Quote the listing below in its entirety, omitting every image.

**MATERIAL**
-=-=-
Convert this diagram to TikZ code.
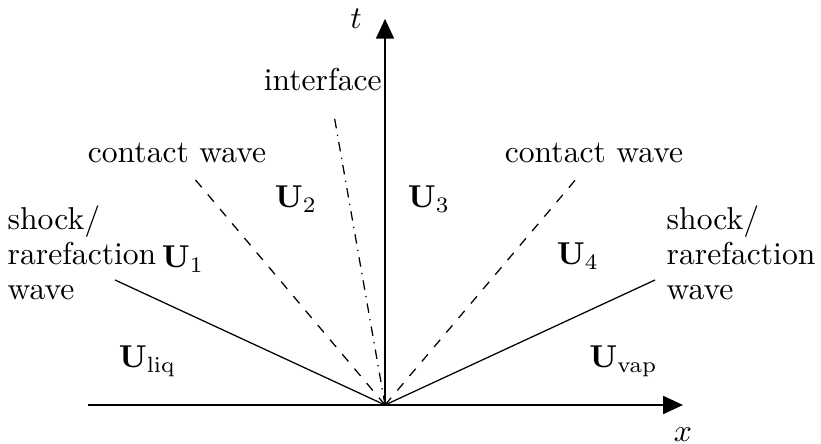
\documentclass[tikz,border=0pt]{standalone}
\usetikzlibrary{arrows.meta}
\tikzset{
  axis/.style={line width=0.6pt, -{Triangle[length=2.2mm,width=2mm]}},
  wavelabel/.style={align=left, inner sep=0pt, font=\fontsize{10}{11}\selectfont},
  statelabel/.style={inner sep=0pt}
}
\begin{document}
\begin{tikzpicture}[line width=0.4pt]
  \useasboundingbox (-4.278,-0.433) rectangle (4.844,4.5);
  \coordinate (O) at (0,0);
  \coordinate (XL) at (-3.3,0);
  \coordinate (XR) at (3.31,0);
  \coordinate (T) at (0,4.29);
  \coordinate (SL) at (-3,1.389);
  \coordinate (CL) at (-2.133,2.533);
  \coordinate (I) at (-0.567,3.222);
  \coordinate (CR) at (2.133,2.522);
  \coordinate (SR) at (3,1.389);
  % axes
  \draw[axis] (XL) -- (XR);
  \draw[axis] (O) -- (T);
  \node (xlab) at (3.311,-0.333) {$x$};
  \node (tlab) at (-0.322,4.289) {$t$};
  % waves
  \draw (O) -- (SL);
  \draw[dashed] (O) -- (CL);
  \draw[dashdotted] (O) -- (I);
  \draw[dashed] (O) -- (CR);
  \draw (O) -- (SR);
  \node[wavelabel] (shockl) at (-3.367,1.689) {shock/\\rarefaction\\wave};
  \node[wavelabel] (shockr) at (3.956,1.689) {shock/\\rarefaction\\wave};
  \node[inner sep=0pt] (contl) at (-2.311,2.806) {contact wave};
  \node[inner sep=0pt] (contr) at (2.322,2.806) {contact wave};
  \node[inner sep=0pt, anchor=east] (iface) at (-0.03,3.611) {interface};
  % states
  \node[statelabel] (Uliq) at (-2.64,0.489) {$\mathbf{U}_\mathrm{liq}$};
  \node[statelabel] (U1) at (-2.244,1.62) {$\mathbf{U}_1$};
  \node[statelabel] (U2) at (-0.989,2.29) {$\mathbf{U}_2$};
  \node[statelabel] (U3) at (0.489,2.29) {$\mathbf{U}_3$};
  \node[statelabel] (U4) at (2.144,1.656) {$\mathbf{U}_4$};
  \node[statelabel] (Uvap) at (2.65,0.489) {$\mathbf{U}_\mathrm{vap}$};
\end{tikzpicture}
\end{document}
-=-=-
**WRITTEN ANSWER**
Convert this diagram to TikZ code.
\documentclass[tikz,border=0pt]{standalone}
\usetikzlibrary{arrows.meta}
\tikzset{
  axis/.style={line width=0.6pt, -{Triangle[length=2.2mm,width=2mm]}},
  wavelabel/.style={align=left, inner sep=0pt, font=\fontsize{10}{11}\selectfont},
  statelabel/.style={inner sep=0pt}
}
\begin{document}
\begin{tikzpicture}[line width=0.4pt]
  \useasboundingbox (-4.278,-0.433) rectangle (4.844,4.5);
  \coordinate (O) at (0,0);
  \coordinate (XL) at (-3.3,0);
  \coordinate (XR) at (3.31,0);
  \coordinate (T) at (0,4.29);
  \coordinate (SL) at (-3,1.389);
  \coordinate (CL) at (-2.133,2.533);
  \coordinate (I) at (-0.567,3.222);
  \coordinate (CR) at (2.133,2.522);
  \coordinate (SR) at (3,1.389);
  % axes
  \draw[axis] (XL) -- (XR);
  \draw[axis] (O) -- (T);
  \node (xlab) at (3.311,-0.333) {$x$};
  \node (tlab) at (-0.322,4.289) {$t$};
  % waves
  \draw (O) -- (SL);
  \draw[dashed] (O) -- (CL);
  \draw[dashdotted] (O) -- (I);
  \draw[dashed] (O) -- (CR);
  \draw (O) -- (SR);
  \node[wavelabel] (shockl) at (-3.367,1.689) {shock/\\rarefaction\\wave};
  \node[wavelabel] (shockr) at (3.956,1.689) {shock/\\rarefaction\\wave};
  \node[inner sep=0pt] (contl) at (-2.311,2.806) {contact wave};
  \node[inner sep=0pt] (contr) at (2.322,2.806) {contact wave};
  \node[inner sep=0pt, anchor=east] (iface) at (-0.03,3.611) {interface};
  % states
  \node[statelabel] (Uliq) at (-2.64,0.489) {$\mathbf{U}_\mathrm{liq}$};
  \node[statelabel] (U1) at (-2.244,1.62) {$\mathbf{U}_1$};
  \node[statelabel] (U2) at (-0.989,2.29) {$\mathbf{U}_2$};
  \node[statelabel] (U3) at (0.489,2.29) {$\mathbf{U}_3$};
  \node[statelabel] (U4) at (2.144,1.656) {$\mathbf{U}_4$};
  \node[statelabel] (Uvap) at (2.65,0.489) {$\mathbf{U}_\mathrm{vap}$};
\end{tikzpicture}
\end{document}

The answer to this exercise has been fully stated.